LEARNING ENERGY-BASED GENERATIVE MODELS VIA COARSE-TO-FINE EXPANDING AND SAMPLING

Abstract

Energy-based models (EBMs) parameterized by neural networks can be trained by the Markov chain Monte Carlo (MCMC) sampling-based maximum likelihood estimation. Despite the recent significant success of EBMs in image generation, the current approaches to train EBMs are unstable and have difficulty synthesizing diverse and high-fidelity images. In this paper, we propose to train EBMs via a multistage coarse-to-fine expanding and sampling strategy, which starts with learning a coarse-level EBM from images at low resolution and then gradually transits to learn a finer-level EBM from images at higher resolution by expanding the energy function as the learning progresses.
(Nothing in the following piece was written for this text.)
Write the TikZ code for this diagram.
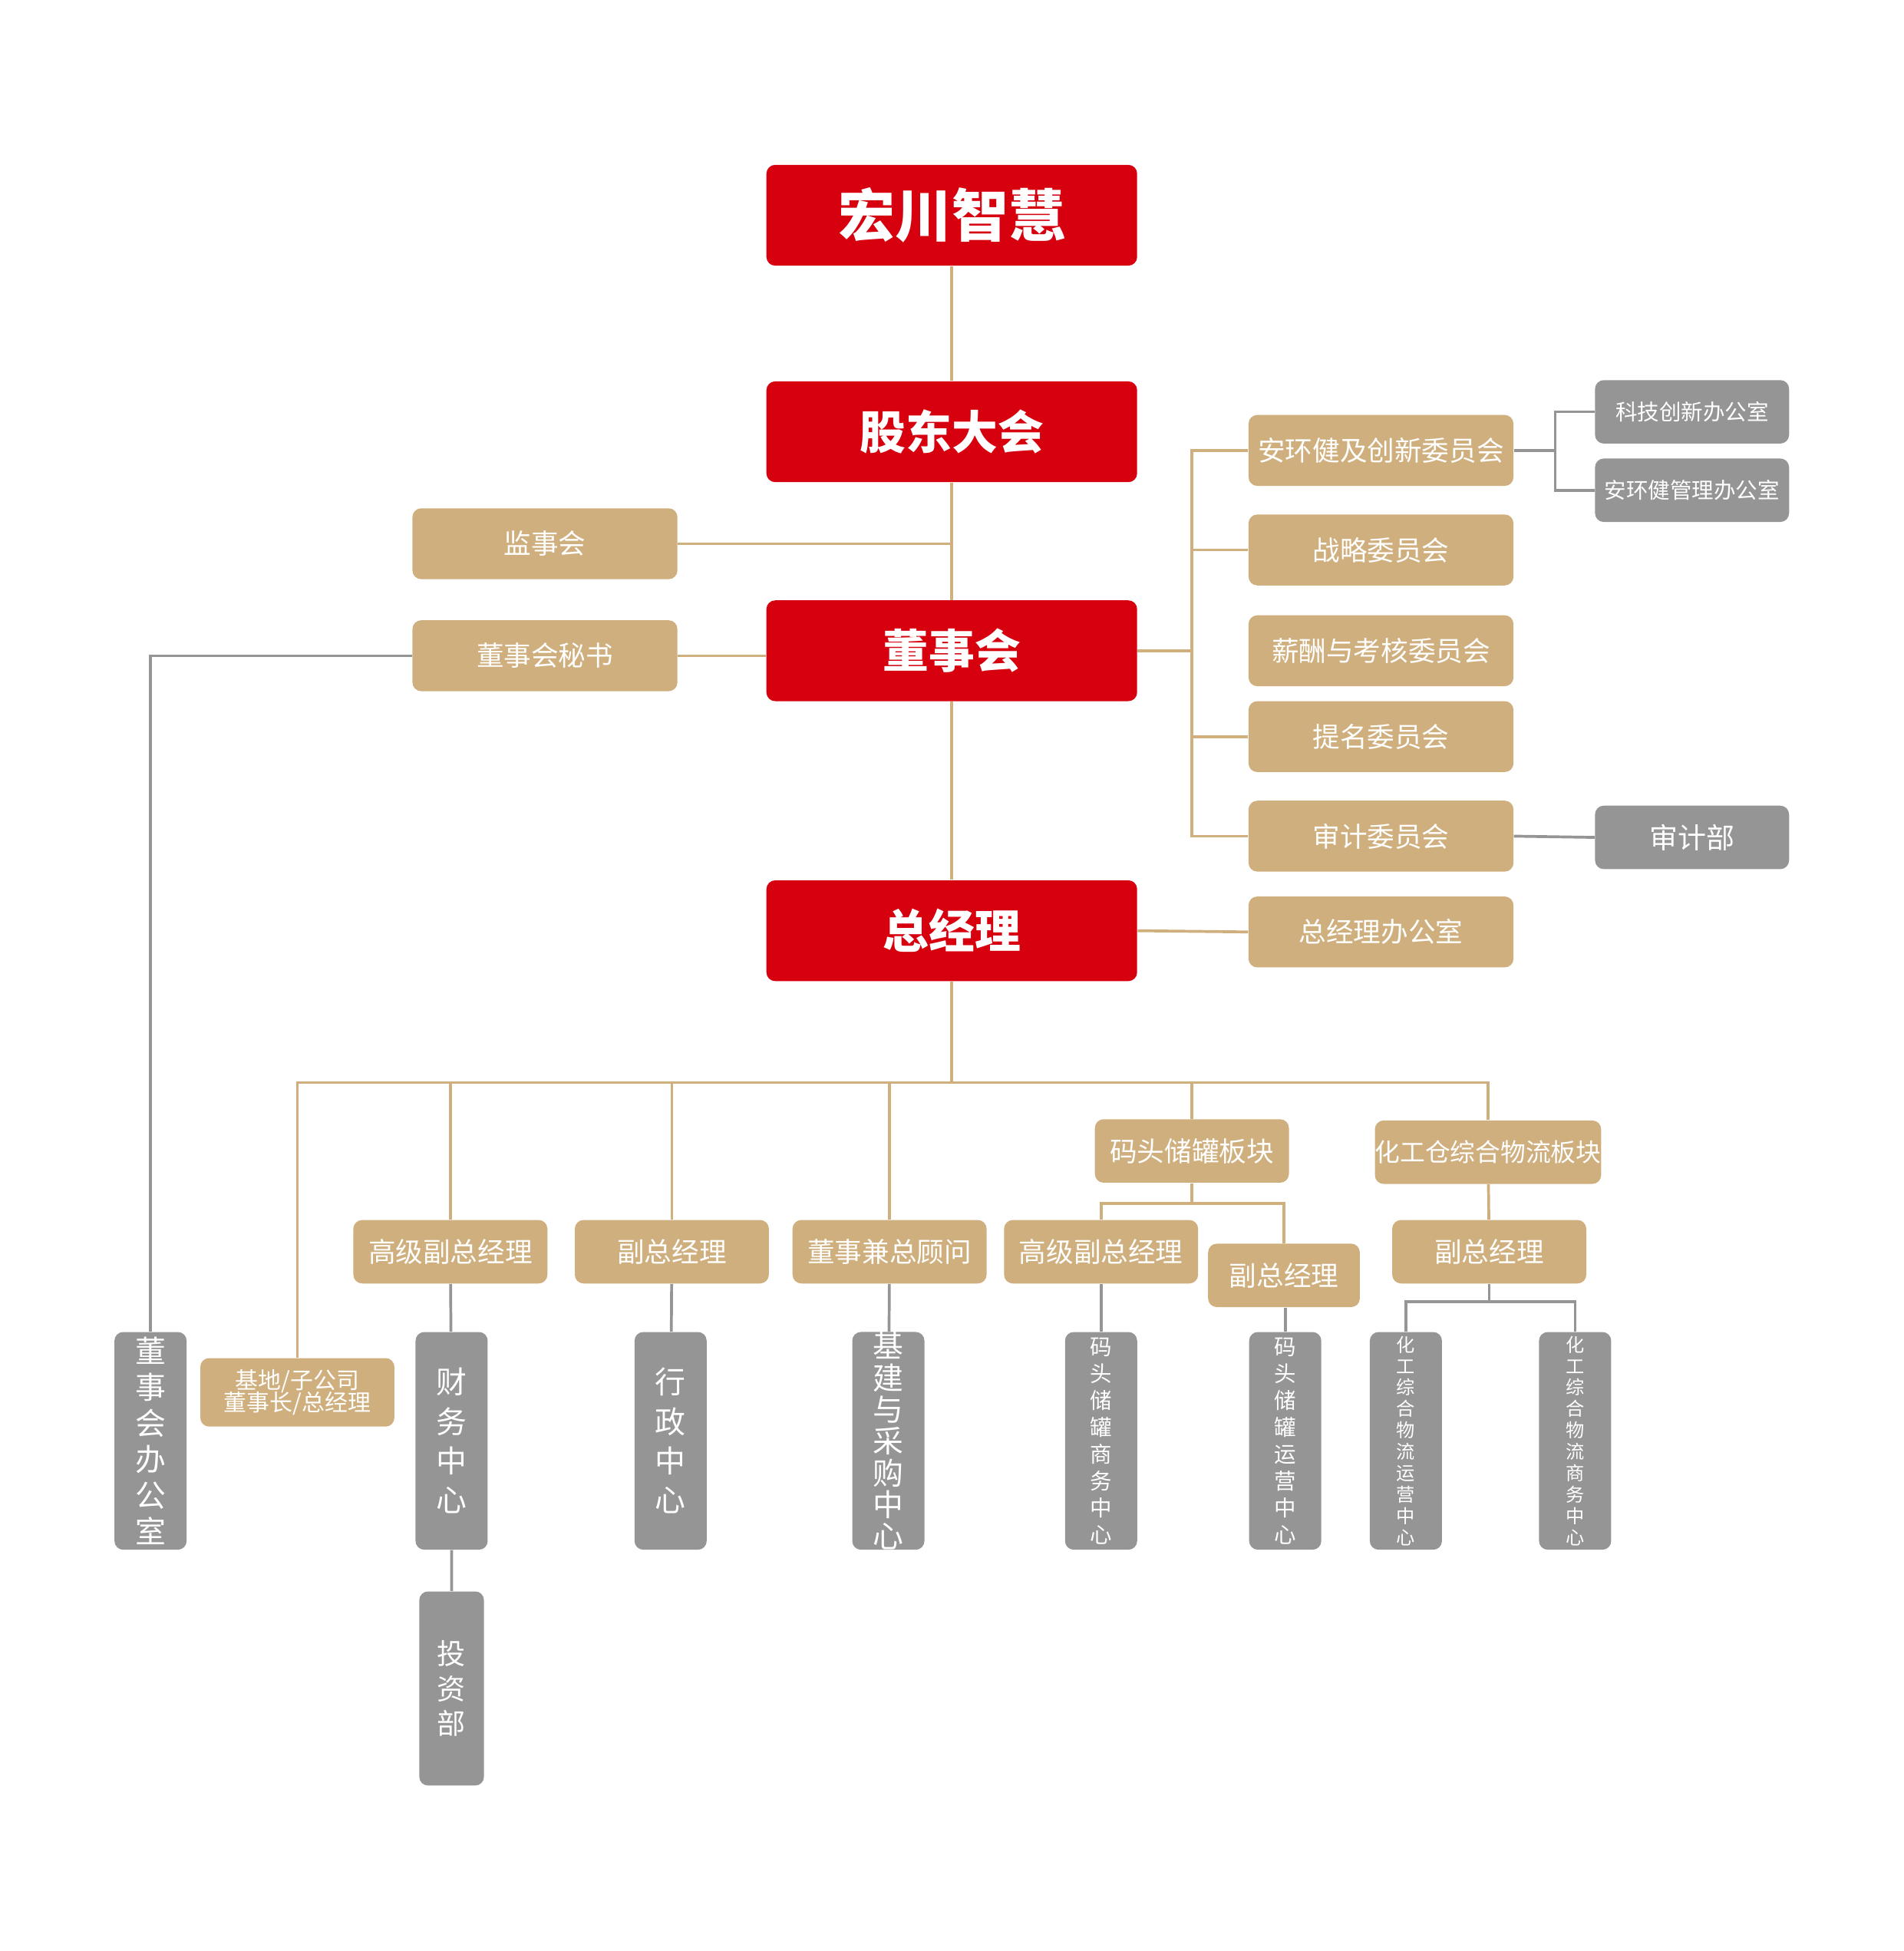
\documentclass[tikz,border=0pt]{standalone}
\usepackage{fontspec}
\setmainfont{Noto Sans CJK SC}
\usetikzlibrary{positioning}
\definecolor{hcred}{HTML}{D7000F}
\definecolor{hctan}{HTML}{CFAF7E}
\definecolor{hcgray}{HTML}{959595}
\tikzset{
	base/.style={rounded corners=4pt, text=white, inner sep=0pt, align=center},
	redbox/.style={base, fill=hcred, minimum width=5.96cm, minimum height=1.62cm, font=\fontsize{21}{24}\selectfont\bfseries},
	tanbox/.style={base, fill=hctan, minimum width=4.26cm, minimum height=1.14cm, font=\fontsize{12.5}{15}\selectfont},
	tansmall/.style={base, fill=hctan, minimum width=3.12cm, minimum height=1.02cm, font=\fontsize{12.5}{15}\selectfont},
	graybox/.style={base, fill=hcgray, minimum width=3.12cm, minimum height=1.02cm, font=\fontsize{10}{12}\selectfont},
	vbox/.style={base, fill=hcgray, minimum width=1.16cm, minimum height=3.5cm},
	tanline/.style={draw=hctan, line width=1.3pt},
	grayline/.style={draw=hcgray, line width=1.3pt}}
\begin{document}
\begin{tikzpicture}[x=0.02cm, y=-0.02cm]
	\useasboundingbox (0,0) rectangle (1530,1568);
	
	% top spine
	\node[redbox, font=\fontsize{26}{30}\selectfont\bfseries\itshape] (hc) at (765,173) {宏川智慧};
	\node[redbox] (gd) at (765,347) {股东大会};
	\node[redbox] (ds) at (765,523) {董事会};
	\node[redbox] (zj) at (765,748) {总经理};
	\node[tanbox] (js) at (438,437) {监事会};
	\node[tanbox] (ms) at (438,527) {董事会秘书};
	
	% committees
	\node[tanbox] (ah) at (1110,362) {安环健及创新委员会};
	\node[tanbox] (zl) at (1110,442) {战略委员会};
	\node[tanbox] (xc) at (1110,523) {薪酬与考核委员会};
	\node[tanbox] (tm) at (1110,592) {提名委员会};
	\node[tanbox] (sj) at (1110,672) {审计委员会};
	\node[tanbox] (zb) at (1110,749) {总经理办公室};
	\node[graybox] (kj) at (1360,331) {科技创新办公室};
	\node[graybox] (ag) at (1360,394) {安环健管理办公室};
	\node[graybox, font=\fontsize{13}{15}\selectfont] (sjb) at (1360,673) {审计部};
	
	% second level
	\node[tansmall] (g1) at (362,1006) {高级副总经理};
	\node[tansmall] (f1) at (540,1006) {副总经理};
	\node[tansmall] (gw) at (715,1006) {董事兼总顾问};
	\node[tansmall] (mt) at (958,925) {码头储罐板块};
	\node[tansmall, font=\fontsize{11.5}{14}\selectfont] (hg) at (1196,926) {化工仓综合物流板块};
	\node[tansmall] (g2) at (885,1006) {高级副总经理};
	\node[tansmall, minimum width=2.44cm] (f2) at (1032,1025) {副总经理};
	\node[tansmall] (f3) at (1197,1006) {副总经理};
	\node[tansmall, minimum height=1.1cm, font=\fontsize{10.5}{12}\selectfont] (jd) at (239,1119) {基地/子公司\\[-2pt]董事长/总经理};
	
	% bottom centres
	\node[vbox, font=\fontsize{14}{16.5}\selectfont] (db) at (121,1158) {董\\事\\会\\办\\公\\室};
	\node[vbox, font=\fontsize{14}{18}\selectfont] (cw) at (363,1158) {财\\务\\中\\心};
	\node[vbox, font=\fontsize{14}{18}\selectfont] (xz) at (539,1158) {行\\政\\中\\心};
	\node[vbox, font=\fontsize{14}{14.5}\selectfont] (jj) at (714,1158) {基\\建\\与\\采\\购\\中\\心};
	\node[vbox, font=\fontsize{10}{12.3}\selectfont] (ms1) at (885,1158) {码\\头\\储\\罐\\商\\务\\中\\心};
	\node[vbox, font=\fontsize{10}{12.3}\selectfont] (my1) at (1033,1158) {码\\头\\储\\罐\\运\\营\\中\\心};
	\node[vbox, font=\fontsize{8.5}{9.8}\selectfont] (hy1) at (1130,1158) {化\\工\\综\\合\\物\\流\\运\\营\\中\\心};
	\node[vbox, font=\fontsize{8.5}{9.8}\selectfont] (hs1) at (1266,1158) {化\\工\\综\\合\\物\\流\\商\\务\\中\\心};
	\node[vbox, minimum width=1.04cm, minimum height=3.12cm, font=\fontsize{13}{16}\selectfont] (tz) at (363,1357) {投\\资\\部};
	
	% spine connectors
	\draw[tanline] (hc) -- (gd) (gd) -- (ds) (ds) -- (zj);
	\draw[tanline] (js.east) -- (js.east -| gd);
	\draw[tanline] (ms.east) -- (ms.east -| ds.west);
	\draw[grayline] (ms.west) -| (db.north);
	\draw[tanline] (ds.east) -- (958,523);
	\foreach \c in {ah,zl,tm,sj} \draw[tanline] (958,523) |- (\c.west);
	\draw[tanline] (zj.east) -- (zb.west);
	\draw[grayline] (ah.east) -- (1250,362) |- (kj.west);
	\draw[grayline] (1250,362) |- (ag.west);
	\draw[grayline] (sj.east) -- (sjb.west);
	
	% general manager tree
	\draw[tanline] (zj.south) -- (765,870);
	\foreach \c in {jd,g1,f1,gw,mt,hg} \draw[tanline] (765,870) -| (\c.north);
	\draw[tanline] (mt.south) -- (958,967) -| (g2.north);
	\draw[tanline] (958,967) -| (f2.north);
	\draw[tanline] (hg) -- (f3);
	\draw[grayline] (g1) -- (cw) (cw) -- (tz);
	\draw[grayline] (f1) -- (xz);
	\draw[grayline] (gw) -- (jj);
	\draw[grayline] (g2.south -| ms1) -- (ms1);
	\draw[grayline] (f2.south -| my1) -- (my1);
	\draw[grayline] (f3.south) -- (1197,1046) -| (hy1.north);
	\draw[grayline] (1197,1046) -| (hs1.north);
\end{tikzpicture}
\end{document}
The proposed framework is computationally efficient with smooth learning and sampling. It achieves the best performance on image generation amongst all EBMs and is the first successful EBM to synthesize high-fidelity images at 512 × 512 resolution. It can also be useful for image restoration and out-of-distribution detection. Lastly, the proposed framework is further generalized to the one-sided unsupervised image-to-image translation and beats baseline methods in terms of model size and training budget. We also present a gradient-based generative saliency method to interpret the translation dynamics.



Figure 1: Highlights of our contributions. (a) Coarse-to-fine EBM with gradient-based MCMC sampling. (b) High-fidelity image generation (512 × 512), image denoising, and image inpainting from top to bottom. (x: corrupted image, x: restored image, x: ground truth). (c) Energy-based unsupervised image-to-image translation (256 × 256) interpreted by the generative saliency.